One of the things I enjoy about living where I live, surrounded mostly by park land and outside of any incorporated area, is the ability to enjoy the sounds of nature, mostly unmixed with the raucous noise that other people seem to seek out the way vultures flock to garbage dumps.
To be sure, the main channel of the Intracoastal Waterway is a short distance away and from time to time you can hear the throb of some big diesel engine moving a vessel through the 'slow zone' behind my house, but there are times, sometimes fairly late or fairly early in the day when you'll hear the deafening, even from a quarter mile away, BOOM - Ka BOOM-BOOM in an obnoxious Hip-Hop ostinato from some Megawatt stereo system with boat attached. It can take several minutes to fade away. At times it will cause flocks of birds to rise from a thousand acres of wildlife preserve in terror and confusion. At times I want to kill someone.
It's not that I condone shooting up a car full of loud, rude and obnoxious teenagers intent on disturbing the peace in open defiance of the law and all decency, but hey -- the heart wants what the heart wants.
I'm a little disappointed that a jury here in Florida declared that it could not come to a decision that found Michael Dunn guilty of murder in shooting 17 year old Jordan Davis in a Jacksonville convenience store parking lot on Nov. 23, 2012. It's perhaps a moot point as four other felonies consisting of three counts of attempted murder and one count of firing a gun into a car should keep him behind bars for a long time -- quite possibly for life.

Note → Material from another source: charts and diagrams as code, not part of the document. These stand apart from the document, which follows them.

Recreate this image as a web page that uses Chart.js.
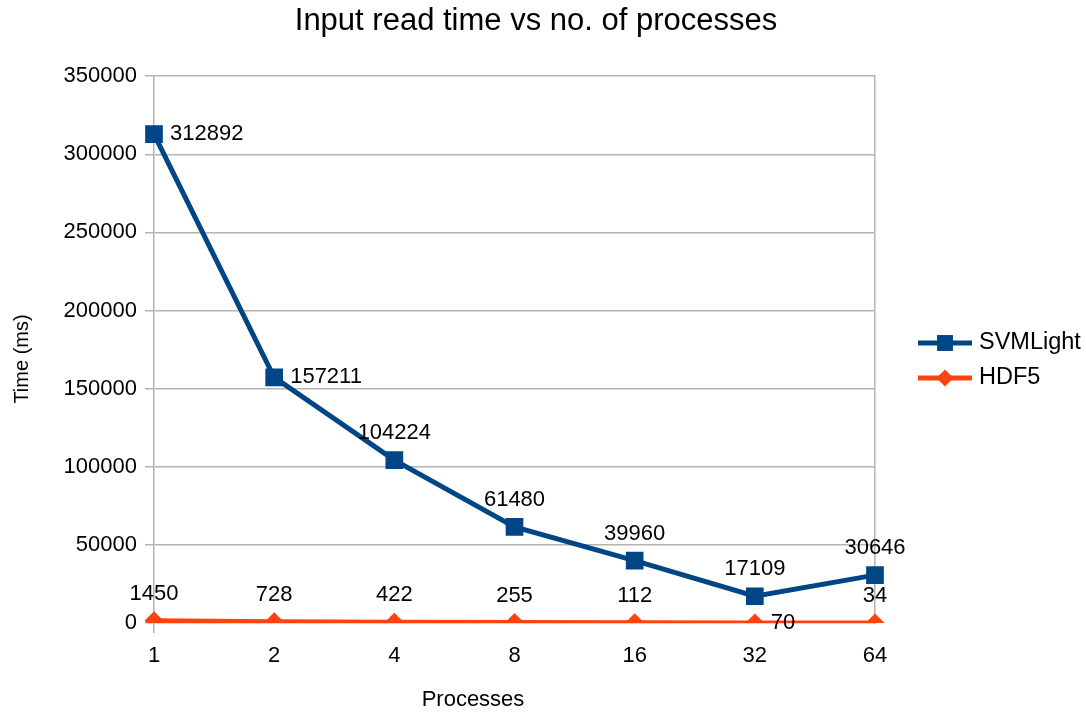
<!DOCTYPE html>
<html>
<head>
<meta charset="utf-8">
<script src="https://cdn.jsdelivr.net/npm/chart.js@4/dist/chart.umd.min.js"></script>
<style>
  html, body { margin: 0; padding: 0; background: #fff; }
  #wrap { width: 1086px; height: 713px; }
</style>
</head>
<body>
<div id="wrap"><canvas id="c" width="1086" height="713"></canvas></div>
<script>
// Number of processes used for reading the input
const processes = ['1', '2', '4', '8', '16', '32', '64'];
// Read time in milliseconds for each input format
const svmlightTimes = [312892, 157211, 104224, 61480, 39960, 17109, 30646];
const hdf5Times = [1450, 728, 422, 255, 112, 70, 34];
// Value axis ticks
const timeTicks = [0, 50000, 100000, 150000, 200000, 250000, 300000, 350000];

const FONT = 'Liberation Sans, Arial, sans-serif';
const GRID = '#b3b3b3';
const TEXT = '#000000';

// Writes each point's value next to its marker
const valueLabels = {
  id: 'valueLabels',
  afterDatasetsDraw(chart, args, opts) {
    const ctx = chart.ctx;
    ctx.save();
    ctx.font = opts.size + 'px ' + FONT;
    ctx.fillStyle = TEXT;
    ctx.textBaseline = 'middle';
    chart.data.datasets.forEach((ds, di) => {
      const meta = chart.getDatasetMeta(di);
      const place = opts.placement[di] || [];
      meta.data.forEach((pt, i) => {
        const text = String(ds.data[i]);
        if ((place[i] || 'above') === 'right') {
          ctx.textAlign = 'left';
          ctx.fillText(text, pt.x + opts.sideGap, pt.y);
        } else {
          ctx.textAlign = 'center';
          ctx.fillText(text, pt.x, pt.y - opts.aboveGap);
        }
      });
    });
    ctx.restore();
  }
};

// Axis captions, placed against the whole drawing rather than the plot box
const axisCaptions = {
  id: 'axisCaptions',
  afterDraw(chart, args, opts) {
    const ctx = chart.ctx;
    ctx.save();
    ctx.fillStyle = TEXT;
    ctx.textAlign = 'center';
    ctx.textBaseline = 'middle';
    ctx.font = opts.xSize + 'px ' + FONT;
    ctx.fillText(opts.xText, opts.xAt[0], opts.xAt[1]);
    ctx.translate(opts.yAt[0], opts.yAt[1]);
    ctx.rotate(-Math.PI / 2);
    ctx.font = opts.ySize + 'px ' + FONT;
    ctx.fillText(opts.yText, 0, 0);
    ctx.restore();
  }
};

// Legend entries drawn as a line sample with the series marker on it
const lineLegend = {
  id: 'lineLegend',
  afterDraw(chart, args, opts) {
    const ctx = chart.ctx;
    ctx.save();
    ctx.font = opts.size + 'px ' + FONT;
    ctx.textBaseline = 'middle';
    ctx.textAlign = 'left';
    chart.data.datasets.forEach((ds, di) => {
      const y = opts.top + di * opts.rowGap;
      const x0 = opts.left, x1 = opts.left + opts.sampleWidth;
      ctx.strokeStyle = ds.borderColor;
      ctx.lineWidth = ds.borderWidth;
      ctx.beginPath();
      ctx.moveTo(x0, y);
      ctx.lineTo(x1, y);
      ctx.stroke();
      ctx.fillStyle = ds.backgroundColor;
      Chart.helpers.drawPoint(ctx, {
        pointStyle: ds.pointStyle,
        radius: ds.pointRadius * opts.markerScale,
        borderWidth: 0,
        rotation: 0
      }, (x0 + x1) / 2, y);
      ctx.fillStyle = TEXT;
      ctx.fillText(ds.label, x1 + opts.textGap, y);
    });
    ctx.restore();
  }
};

new Chart(document.getElementById('c'), {
  type: 'line',
  data: {
    labels: processes,
    datasets: [
      {
        label: 'SVMLight',
        data: svmlightTimes,
        borderColor: '#004586',
        backgroundColor: '#004586',
        borderWidth: 5,
        pointStyle: 'rect',
        pointRadius: 12.5,
        pointBorderWidth: 0,
        tension: 0
      },
      {
        label: 'HDF5',
        data: hdf5Times,
        borderColor: '#ff420e',
        backgroundColor: '#ff420e',
        borderWidth: 5,
        pointStyle: 'rectRot',
        pointRadius: 9.5,
        pointBorderWidth: 0,
        tension: 0
      }
    ]
  },
  options: {
    responsive: false,
    animation: false,
    devicePixelRatio: 1,
    layout: { padding: { left: 0, right: 14, top: 0, bottom: 0 } },
    plugins: {
      legend: { display: false },
      tooltip: { enabled: false },
      title: {
        display: true,
        text: 'Input read time vs no. of processes',
        color: TEXT,
        font: { family: FONT, size: 31, weight: 'normal' },
        padding: { top: 3, bottom: 36 }
      },
      valueLabels: {
        size: 22,
        sideGap: 16,
        aboveGap: 27,
        placement: [
          ['right', 'right', 'above', 'above', 'above', 'above', 'above'],
          ['above', 'above', 'above', 'above', 'above', 'right', 'above']
        ]
      },
      axisCaptions: {
        xText: 'Processes',
        xSize: 22,
        xAt: [473, 700],
        yText: 'Time (ms)',
        ySize: 20,
        yAt: [22, 359]
      },
      lineLegend: {
        left: 918,
        top: 343,
        rowGap: 35,
        sampleWidth: 54,
        textGap: 7,
        markerScale: 0.9,
        size: 23.5
      }
    },
    scales: {
      x: {
        type: 'category',
        offset: false,
        grid: {
          display: true,
          drawOnChartArea: false,
          drawTicks: true,
          tickLength: 10,
          color: 'transparent',
          tickColor: (c) => (c.index === 0 ? GRID : 'transparent'),
          lineWidth: 1.5
        },
        border: { display: false },
        ticks: {
          color: TEXT,
          font: { family: FONT, size: 22 },
          padding: 10,
          maxRotation: 0,
          autoSkip: false
        },
        afterFit(scale) { scale.height = 90; }
      },
      y: {
        min: timeTicks[0],
        max: timeTicks[timeTicks.length - 1],
        afterBuildTicks(scale) {
          scale.ticks = timeTicks.map((v) => ({ value: v }));
        },
        grid: {
          color: GRID,
          lineWidth: 1.5,
          drawTicks: true,
          tickLength: 9
        },
        border: { display: true, color: GRID, width: 1.5 },
        ticks: {
          color: TEXT,
          font: { family: FONT, size: 22 },
          padding: 8,
          callback: (v) => String(v)
        },
        afterFit(scale) { scale.width = 154; }
      },
      frame: {
        position: 'right',
        display: true,
        grid: { display: false, drawTicks: false },
        border: { display: true, color: GRID, width: 1.5 },
        ticks: { display: false },
        afterFit(scale) { scale.width = 197; }
      }
    }
  },
  plugins: [valueLabels, axisCaptions, lineLegend]
});
</script>
</body>
</html>
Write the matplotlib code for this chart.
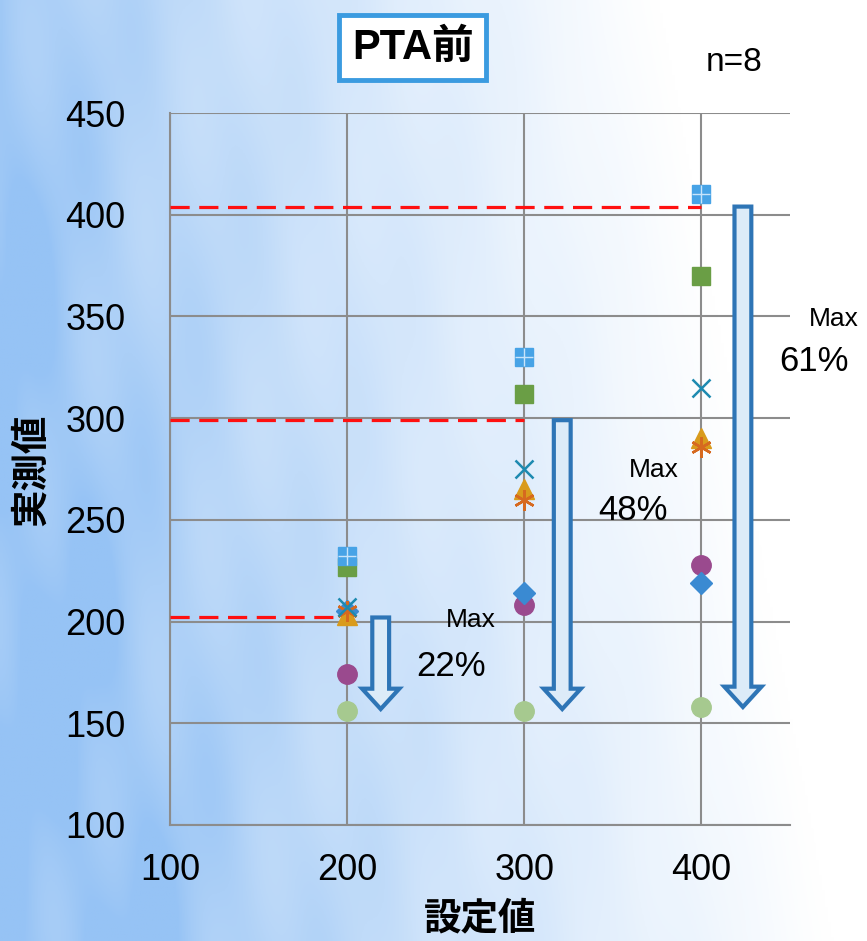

Opponents of the so-called "Stand your ground" legislation will certainly blame that for the failure to find him guilty of murder although that law was designed to protect the victim from the requirement that he flee the scene even though he had the right to be there. I certainly does not give the assailant the right to accost anyone or to shoot repeatedly at unarmed people -- nor would it give the victim the right to brandish a weapon or to threaten Mr. Dunn as the defense claimed. It wouldn't give him the right to get out of the car and confront Dun or in any way escalate the argument, It wouldn't allow Dunn to threaten Davis or to convince him to turn down the damned music either. but from what the public is given to know, it's hard to say exactly what did happen and of course a verdict needs to consider reasonable doubts despite the public's insistence.
The public still doesn't seem to understand the legal limits of a self-defense claim and it's possible that juries aren't being educated on that fact either. To my eyes, it doesn't seem that that controversial bit of legislation really played a role here, but it will be said that it did. Of that I'm sure. and the confusion will persist.
If only they had simply turned it down.